* **Raw data**
'''

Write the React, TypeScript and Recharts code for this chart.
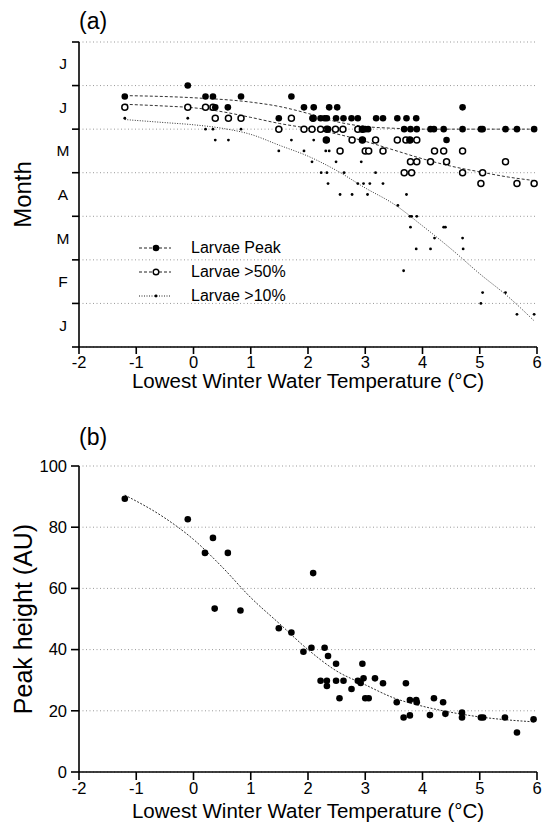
import React from 'react';
import {
  ComposedChart,
  Scatter,
  Line,
  XAxis,
  YAxis,
  CartesianGrid,
  Label,
} from 'recharts';

// month letters from the bottom of panel (a) upward (Jan .. Jul)
const monthLetters = ['J', 'F', 'M', 'A', 'M', 'J', 'J'];
const monthTicks = [0, 1, 2, 3, 4, 5, 6, 7];
const tempTicks = [-2, -1, 0, 1, 2, 3, 4, 5, 6];
const heightTicks = [0, 20, 40, 60, 80, 100];

// [lowest winter temperature, month] for each site
const peakPoints = [
  [-0.1, 6.0],
  [-1.2, 5.75], [0.21, 5.75], [0.34, 5.75], [0.83, 5.75], [1.71, 5.75],
  [0.38, 5.5], [0.6, 5.5], [1.93, 5.5], [2.1, 5.5], [2.37, 5.5], [2.51, 5.5], [4.7, 5.5],
  [1.49, 5.25], [2.08, 5.25], [2.22, 5.25], [2.29, 5.25], [2.33, 5.25], [2.49, 5.25],
  [2.62, 5.25], [2.76, 5.25], [2.87, 5.25], [3.19, 5.25], [3.31, 5.25], [3.56, 5.25],
  [3.72, 5.25], [3.89, 5.25],
  [2.35, 5.0], [2.96, 5.0], [3.0, 5.0], [3.05, 5.0], [3.68, 5.0], [3.79, 5.0], [3.9, 5.0],
  [4.14, 5.0], [4.2, 5.0], [4.37, 5.0], [4.7, 5.0], [5.02, 5.0], [5.05, 5.0], [5.45, 5.0],
  [5.65, 5.0], [5.95, 5.0],
  [2.32, 4.75], [2.95, 4.75], [3.78, 4.75], [4.42, 4.75],
];

const half50Points = [
  [-1.2, 5.5], [-0.1, 5.5], [0.21, 5.5], [0.34, 5.5],
  [0.38, 5.25], [0.61, 5.25], [0.83, 5.25], [1.71, 5.25], [2.09, 5.25],
  [1.49, 5.0], [1.93, 5.0], [2.07, 5.0], [2.22, 5.0], [2.33, 5.0], [2.48, 5.0],
  [2.61, 5.0], [2.87, 5.0], [2.95, 5.0],
  [2.32, 4.75], [2.77, 4.75], [2.95, 4.75], [3.18, 4.75], [3.56, 4.75], [3.71, 4.75],
  [3.78, 4.75], [3.9, 4.75],
  [2.56, 4.5], [3.0, 4.5], [3.06, 4.5], [3.31, 4.5], [4.21, 4.5], [4.37, 4.5], [4.7, 4.5],
  [3.79, 4.25], [3.9, 4.25], [4.14, 4.25], [4.42, 4.25], [5.45, 4.25],
  [3.68, 4.0], [3.81, 4.0], [4.7, 4.0], [5.05, 4.0],
  [5.02, 3.75], [5.65, 3.75], [5.95, 3.75],
];

const tenPctPoints = [
  [-1.2, 5.25], [-0.1, 5.25],
  [0.21, 5.0], [0.34, 5.0], [0.83, 5.0],
  [0.38, 4.75], [0.61, 4.75], [1.71, 4.75], [2.1, 4.75],
  [1.49, 4.5], [1.93, 4.5], [2.31, 4.5], [2.37, 4.5],
  [2.07, 4.25], [2.49, 4.25], [2.93, 4.25],
  [2.23, 4.0], [2.33, 4.0], [2.63, 4.0], [3.18, 4.0],
  [2.35, 3.75], [2.87, 3.75], [2.97, 3.75], [3.08, 3.75], [3.31, 3.75],
  [2.56, 3.5], [2.77, 3.5], [3.04, 3.5], [3.72, 3.5],
  [3.57, 3.25],
  [3.78, 3.0], [3.81, 3.0], [3.9, 3.0],
  [3.79, 2.75], [4.37, 2.75], [4.4, 2.75],
  [4.21, 2.5], [4.7, 2.5],
  [3.89, 2.25], [4.14, 2.25], [4.71, 2.25],
  [3.67, 1.75],
  [5.05, 1.25], [5.45, 1.25],
  [5.02, 1.0],
  [5.65, 0.75], [5.95, 0.75],
];

const peakFit = [
  [-1.2, 5.77], [0, 5.72], [1, 5.62], [1.5, 5.52], [2, 5.36], [2.5, 5.17],
  [3, 5.06], [3.5, 5.02], [4, 5.0], [5, 5.0], [5.95, 5.0],
];
const half50Fit = [
  [-1.2, 5.57], [-0.5, 5.53], [0, 5.49], [0.5, 5.4], [1, 5.27], [1.5, 5.13],
  [2, 5.02], [2.5, 4.89], [3, 4.72], [3.5, 4.52], [4, 4.32], [4.5, 4.15],
  [5, 4.02], [5.5, 3.9], [5.95, 3.82],
];
const tenPctFit = [
  [-1.2, 5.22], [-0.5, 5.15], [0, 5.1], [0.5, 5.02], [1, 4.88], [1.5, 4.63],
  [2, 4.38], [2.5, 4.05], [3, 3.65], [3.5, 3.28], [4, 2.78], [4.5, 2.25],
  [5, 1.68], [5.5, 1.15], [5.95, 0.6],
];

// [lowest winter temperature, peak height]
const heightPoints = [
  [-1.2, 89.3], [-0.1, 82.6], [0.2, 71.6], [0.34, 76.5], [0.37, 53.4], [0.6, 71.6],
  [0.82, 52.8], [1.49, 47], [1.71, 45.6], [1.92, 39.3], [2.06, 40.6], [2.09, 65],
  [2.22, 29.8], [2.29, 40.6], [2.33, 29.8], [2.33, 28.1], [2.35, 37.9], [2.49, 35.4],
  [2.49, 29.8], [2.55, 24.1], [2.62, 29.8], [2.76, 27.1], [2.87, 29.8], [2.92, 29.1],
  [2.95, 35.4], [2.97, 30.6], [3.0, 24.1], [3.06, 24.1], [3.17, 30.6], [3.31, 29.0],
  [3.55, 22.8], [3.67, 17.8], [3.71, 29.0], [3.78, 23.5], [3.78, 18.5], [3.89, 23.5],
  [3.9, 22.8], [4.13, 18.6], [4.2, 24.1], [4.36, 22.8], [4.4, 19], [4.69, 19.4],
  [4.69, 17.8], [5.02, 17.8], [5.06, 17.8], [5.44, 17.8], [5.65, 12.9], [5.94, 17.2],
];
const heightFit = [
  [-1.2, 90.5], [-0.5, 83], [0, 76], [0.5, 67], [1, 57], [1.5, 48.5], [2, 40],
  [2.5, 33], [3, 28.5], [3.5, 24.2], [4, 21.5], [4.5, 19.5], [5, 18], [5.5, 17],
  [5.94, 16.4],
];

const FONT = '"Liberation Sans", Arial, Helvetica, sans-serif';
const W = 543;
const A_TOP = 42;
const A_BOTTOM = 347;
const HALF_MONTH = (A_BOTTOM - A_TOP) / 14;

const toRows = (pts: number[][], key: string) => pts.map(([t, v]) => ({ t, [key]: v }));

const FilledDot = (p: any) => <circle cx={p.cx} cy={p.cy} r={3.3} fill="#000" />;
const OpenDot = (p: any) => (
  <circle cx={p.cx} cy={p.cy} r={3} fill="#fff" stroke="#000" strokeWidth={1.5} />
);
const SmallDot = (p: any) => <circle cx={p.cx} cy={p.cy} r={1.4} fill="#000" />;

// month letter sits halfway between two tick marks
const MonthTick = (p: any) => {
  const i = p.payload.value;
  if (i >= monthLetters.length) return null;
  return (
    <text x={p.x - 7} y={p.y - HALF_MONTH} dy={5.5} textAnchor="middle" fontSize={15.5} fill="#000">
      {monthLetters[i]}
    </text>
  );
};

const legendItems = [
  { label: 'Larvae Peak', dash: '3 2', marker: 'filled' },
  { label: 'Larvae >50%', dash: '3 2', marker: 'open' },
  { label: 'Larvae >10%', dash: '1 1.5', marker: 'small' },
];

const LarvaeLegend = () => (
  <div style={{ position: 'absolute', left: 136, top: 236, zIndex: 3 }}>
    {legendItems.map((it) => (
      <div key={it.label} style={{ display: 'flex', alignItems: 'center', height: 24 }}>
        <svg width={40} height={24}>
          <line x1={3} y1={12} x2={35} y2={12} stroke="#222" strokeWidth={1} strokeDasharray={it.dash} />
          {it.marker === 'filled' && <circle cx={20} cy={12} r={3.3} fill="#000" />}
          {it.marker === 'open' && (
            <circle cx={20} cy={12} r={2.8} fill="#fff" stroke="#000" strokeWidth={1.4} />
          )}
          {it.marker === 'small' && <circle cx={20} cy={12} r={1.4} fill="#000" />}
        </svg>
        <span style={{ marginLeft: 15, fontSize: 16, color: '#000', lineHeight: '24px' }}>{it.label}</span>
      </div>
    ))}
  </div>
);

const axisStroke = { stroke: '#000', strokeWidth: 1.6 };

export default function App() {
  return (
    <div style={{ position: 'absolute', left: 0, top: 0, width: W, height: 829, fontFamily: FONT, background: '#fff' }}>
      <svg width={W} height={829} style={{ position: 'absolute', left: 0, top: 0, pointerEvents: 'none', zIndex: 2 }}>
        <text x={79} y={29} fontSize={23} fill="#000" fontFamily={FONT}>(a)</text>
        <text x={79} y={445} fontSize={23} fill="#000" fontFamily={FONT}>(b)</text>
      </svg>

      <div style={{ position: 'absolute', left: 0, top: 0 }}>
        <ComposedChart width={W} height={415} margin={{ top: A_TOP, right: 6, bottom: 18, left: 0 }}>
          <CartesianGrid vertical={false} stroke="#999" strokeDasharray="1 2.5" />
          <XAxis
            type="number"
            dataKey="t"
            domain={[-2, 6]}
            ticks={tempTicks}
            height={50}
            tickSize={7}
            axisLine={axisStroke}
            tickLine={axisStroke}
            tick={{ fill: '#000', fontSize: 16.5 }}
          >
            <Label value="Lowest Winter Water Temperature (°C)" position="insideBottom" offset={9} fill="#000" fontSize={20.5} />
          </XAxis>
          <YAxis
            type="number"
            dataKey="m"
            domain={[0, 7]}
            ticks={monthTicks}
            width={79}
            tickSize={7}
            axisLine={axisStroke}
            tickLine={axisStroke}
            tick={<MonthTick />}
          >
            <Label value="Month" angle={-90} position="insideLeft" offset={22} fill="#000" fontSize={24} style={{ textAnchor: 'middle' }} />
          </YAxis>
          <Line data={toRows(peakFit, 'm')} dataKey="m" type="monotone" stroke="#333" strokeWidth={1} strokeDasharray="3 2" dot={false} activeDot={false} isAnimationActive={false} />
          <Line data={toRows(half50Fit, 'm')} dataKey="m" type="monotone" stroke="#333" strokeWidth={1} strokeDasharray="3 2" dot={false} activeDot={false} isAnimationActive={false} />
          <Line data={toRows(tenPctFit, 'm')} dataKey="m" type="monotone" stroke="#333" strokeWidth={1} strokeDasharray="1 1.5" dot={false} activeDot={false} isAnimationActive={false} />
          <Scatter name="Larvae >10%" data={toRows(tenPctPoints, 'm')} shape={SmallDot} isAnimationActive={false} />
          <Scatter name="Larvae >50%" data={toRows(half50Points, 'm')} shape={OpenDot} isAnimationActive={false} />
          <Scatter name="Larvae Peak" data={toRows(peakPoints, 'm')} shape={FilledDot} isAnimationActive={false} />
        </ComposedChart>
      </div>
      <LarvaeLegend />

      <div style={{ position: 'absolute', left: 0, top: 415 }}>
        <ComposedChart width={W} height={414} margin={{ top: 51, right: 6, bottom: 7, left: 0 }}>
          <CartesianGrid vertical={false} stroke="#999" strokeDasharray="1 2.5" />
          <XAxis
            type="number"
            dataKey="t"
            domain={[-2, 6]}
            ticks={tempTicks}
            height={50}
            tickSize={8}
            axisLine={axisStroke}
            tickLine={axisStroke}
            tick={{ fill: '#000', fontSize: 16.5 }}
          >
            <Label value="Lowest Winter Water Temperature (°C)" position="insideBottom" offset={4} fill="#000" fontSize={20.5} />
          </XAxis>
          <YAxis
            type="number"
            dataKey="v"
            domain={[0, 100]}
            ticks={heightTicks}
            width={79}
            tickSize={8}
            tickMargin={4}
            axisLine={axisStroke}
            tickLine={axisStroke}
            tick={{ fill: '#000', fontSize: 16.5 }}
          >
            <Label value="Peak height (AU)" angle={-90} position="insideLeft" offset={23} fill="#000" fontSize={25} style={{ textAnchor: 'middle' }} />
          </YAxis>
          <Line data={toRows(heightFit, 'v')} dataKey="v" type="monotone" stroke="#333" strokeWidth={1} strokeDasharray="2 1.5" dot={false} activeDot={false} isAnimationActive={false} />
          <Scatter data={toRows(heightPoints, 'v')} shape={FilledDot} isAnimationActive={false} />
        </ComposedChart>
      </div>
    </div>
  );
}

'''

* **Aim of the task**
Quote, please, every line of the material above from its start through the line that has "const heightTicks = [0, 20, 40, 60, 80, 100];", reproducing the words exactly and dropping any images.

* **Solution below**
Write the React, TypeScript and Recharts code for this chart.
import React from 'react';
import {
  ComposedChart,
  Scatter,
  Line,
  XAxis,
  YAxis,
  CartesianGrid,
  Label,
} from 'recharts';

// month letters from the bottom of panel (a) upward (Jan .. Jul)
const monthLetters = ['J', 'F', 'M', 'A', 'M', 'J', 'J'];
const monthTicks = [0, 1, 2, 3, 4, 5, 6, 7];
const tempTicks = [-2, -1, 0, 1, 2, 3, 4, 5, 6];
const heightTicks = [0, 20, 40, 60, 80, 100];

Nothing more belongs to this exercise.